Kristen Weir
Monitor on Psychology
Vol. 51, No. 5, p. 52
Here is an excerpt:
Good health isn’t the only positive outcome attributed to religion. Research also suggests that religious belief is linked to prosocial behaviors such as volunteering and donating to charity.
But as with health benefits, Galen’s work suggests such prosocial benefits have more to do with general group membership than with religious belief or belonging to a specific religious group (Social Indicators Research, Vol. 122, No. 2, 2015). In fact, he says, while religious people are more likely to volunteer or give to charitable causes related to their beliefs, atheists appear to be more generous to a wider range of causes and dissimilar groups.
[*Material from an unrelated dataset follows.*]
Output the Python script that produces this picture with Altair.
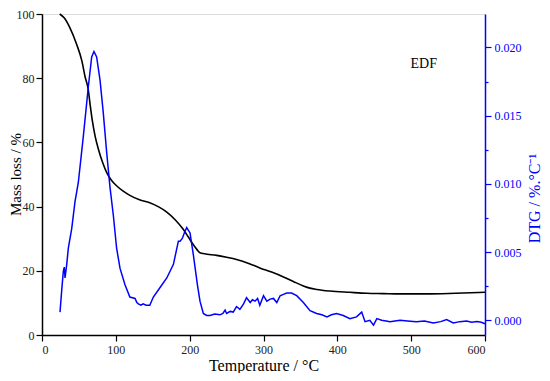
import altair as alt
import pandas as pd

# Mass loss (TG) curve
mass_T = [24, 30, 38, 47, 54, 58.5, 62.5, 65, 68, 72, 76.5, 82, 88, 94, 101, 110, 119, 132,
          146, 158, 169, 180, 191, 198, 205, 210, 214, 220, 236.5, 250, 263.5, 280, 295, 311,
          327, 341, 354, 363, 372, 390, 417, 440, 462, 485, 520, 560, 600]
mass_M = [100, 98.8, 95.6, 90.5, 85.4, 80.3, 76.7, 72.1, 67, 61.9, 57.8, 53.8, 50.4, 48.2,
          46.5, 44.8, 43.5, 42.1, 41.2, 39.9, 38.3, 36, 33, 30.6, 28.1, 26.6, 25.6, 25.3, 24.8,
          24.2, 23.5, 22.3, 20.9, 19.6, 18.1, 16.6, 15.3, 14.6, 14.2, 13.7, 13.3, 13.0, 12.9,
          12.8, 12.8, 13.0, 13.3]

# DTG curve (values x 1e-3)
dtg_T = [24.4, 26.7, 28.9, 30.2, 31.2, 33.5, 35.7, 40.2, 44.7, 49.2, 56, 62.7, 67.3, 70.4, 74,
         78.6, 83, 87.6, 92, 96.6, 101, 105.7, 112.4, 119, 126, 128.5, 130.5, 134, 137, 141,
         146, 150.8, 159.9, 169, 178, 184.7, 187, 190, 193.5, 196, 200.5, 205, 210.5, 214,
         218.5, 223, 227.5, 234, 241, 245, 248, 250, 255, 259, 263.5, 266, 268, 273, 277, 282,
         285, 288.5, 292, 295, 300, 304.5, 309, 313.5, 318, 322.5, 327, 331.5, 338, 345, 354,
         363, 372, 379, 386, 392, 399, 408, 417, 426, 433, 437.5, 444, 449, 453.5, 460, 466,
         471.5, 478, 485, 495, 507, 518, 530, 540, 548, 557, 566, 575, 582, 589, 595, 600]
dtg_D = [0.6, 2.2, 3.6, 3.9, 3.1, 4.1, 5.3, 6.7, 8.7, 10.1, 13.5, 17.1, 19.3, 19.7, 19.3,
         17.6, 15.2, 12.3, 9.8, 7.7, 5.3, 3.8, 2.6, 1.7, 1.6, 1.3, 1.2, 1.1, 1.2, 1.1,
         1.1, 1.7, 2.4, 3.1, 4.1, 5.8, 5.8, 6.0, 6.5, 6.8, 6.4, 4.8, 2.6, 1.4,
         0.5, 0.35, 0.35, 0.45, 0.4, 0.5, 0.75, 0.5, 0.65, 0.6, 1.0, 0.9, 0.8, 1.2, 1.65, 1.3,
         1.5, 1.4, 1.6, 1.1, 1.8, 1.4, 1.55, 1.6, 1.3, 1.8, 1.9, 2.0, 2.0, 1.8, 1.3,
         0.7, 0.5, 0.4, 0.25, 0.4, 0.5, 0.35, 0.12, 0.25, 0.6, -0.1, 0.0, -0.36, 0.12, 0.0, -0.05,
         -0.1, -0.05, 0.0, -0.05, -0.1, -0.05, -0.2, -0.1, 0.05, -0.2, -0.1, -0.05, -0.15, -0.1, -0.15, -0.25]

label_text = ["EDF"]
label_T = [517]
label_M = [84.4]

mass_df = pd.DataFrame({"T": mass_T, "M": mass_M})
dtg_df = pd.DataFrame({"T": dtg_T, "D": [d / 1000 for d in dtg_D]})
lab_df = pd.DataFrame({"T": label_T, "M": label_M, "text": label_text})

FONT = "Liberation Serif"
BLUE = "#0000ff"

x_axis = alt.Axis(
    title="Temperature / °C", values=list(range(0, 601, 50)),
    labelExpr="datum.value % 100 ? '' : datum.label",
    tickSize={"condition": {"test": "datum.value % 100 !== 0", "value": 3}, "value": 6},
    grid=False, domainColor="black", tickColor="black", domainWidth=1.5, tickWidth=1.2,
    labelFont=FONT, labelFontSize=12, labelColor="#222", labelPadding=3,
    titleFont=FONT, titleFontSize=16, titleFontWeight="normal", titleColor="black",
    titlePadding=2,
)
x = alt.X("T:Q", scale=alt.Scale(domain=[0, 600], nice=False, zero=False), axis=x_axis)

mass_axis = alt.Axis(
    title="Mass loss / %", values=list(range(0, 101, 10)),
    labelExpr="datum.value % 20 ? '' : datum.label",
    tickSize={"condition": {"test": "datum.value % 20 !== 0", "value": 3}, "value": 6},
    grid=False, domainColor="black", tickColor="black", domainWidth=1.5, tickWidth=1.2,
    labelFont=FONT, labelFontSize=12, labelColor="#222", labelPadding=2,
    titleFont=FONT, titleFontSize=15, titleFontWeight="normal", titleColor="black",
    titleX=-27, titleY=160, titleAngle=270, titleAlign="center", titleBaseline="middle",
)
dtg_axis = alt.Axis(
    title="DTG / %.°C⁻¹", orient="right",
    values=[0, 0.0025, 0.005, 0.0075, 0.01, 0.0125, 0.015, 0.0175, 0.02],
    format=".3f",
    labelExpr="round(datum.value * 10000) % 50 ? '' : datum.label",
    tickSize={"condition": {"test": "round(datum.value * 10000) % 50 !== 0", "value": 3}, "value": 6},
    grid=False, domainColor=BLUE, tickColor=BLUE, domainWidth=1.5, tickWidth=1.2,
    labelFont=FONT, labelFontSize=12, labelColor=BLUE, labelPadding=3,
    titleFont=FONT, titleFontSize=16, titleFontWeight="normal", titleColor=BLUE,
    titleX=49, titleY=184, titleAngle=270, titleAlign="center", titleBaseline="middle",
)

mass_line = alt.Chart(mass_df).mark_line(color="black", strokeWidth=1.6, interpolate="monotone").encode(
    x=x,
    y=alt.Y("M:Q", scale=alt.Scale(domain=[0, 100], nice=False), axis=mass_axis),
)
label = alt.Chart(lab_df).mark_text(font=FONT, fontSize=14, color="black").encode(
    x=alt.X("T:Q"), y=alt.Y("M:Q"), text="text:N"
)
left = mass_line + label

dtg_line = alt.Chart(dtg_df).mark_line(color=BLUE, strokeWidth=1.5).encode(
    x=x,
    y=alt.Y("D:Q", scale=alt.Scale(domain=[-0.00108, 0.02245], nice=False, zero=False), axis=dtg_axis),
)

chart = alt.layer(left, dtg_line).resolve_scale(y="independent").properties(
    width=443, height=321,
    padding={"left": 34, "top": 6, "right": 57, "bottom": 38},
    autosize="none",
).configure_view(stroke="black", strokeWidth=1.2).configure(background="white")

chart.save("out.html", embed_options={"renderer": "svg", "actions": False})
Nevertheless, atheists and other nonbelievers still face considerable stigma, and are often perceived as less moral than their religious counterparts. In a study across 13 countries, Gervais and colleagues found that people in most countries intuitively believed that extreme moral violations (such as murder and mutilation) were more likely to be committed by atheists than by religious believers. This anti-atheist prejudice also held true among people who identified as atheists, suggesting that religious culture exerts a powerful influence on moral judgments, even among nonbelievers (Nature Human Behaviour, Vol. 1, Article 0151, 2017).
Yet nonreligious people are similar to religious people in a number of ways. In the Understanding Unbelief project, Farias and colleagues found that across all six countries they studied, both believers and nonbelievers cited family and freedom as the most important values in their own lives and in the world more broadly. The team also found evidence to counter a common assumption that atheists believe life has no purpose. They found the belief that the universe is “ultimately meaningless” was a minority view among nonbelievers in each country.
“People assume that [nonbelievers] have very different sets of values and ideas about the world, but it looks like they probably don’t,” Farias says.
For the nonreligious, however, meaning may be more likely to come from within than from above. Again drawing on data from the General Social Survey, Speed and colleagues found that in the United States, atheists and the religiously unaffiliated were no more likely to believe that life is meaningless than were people who were religious or raised with a religious affiliation.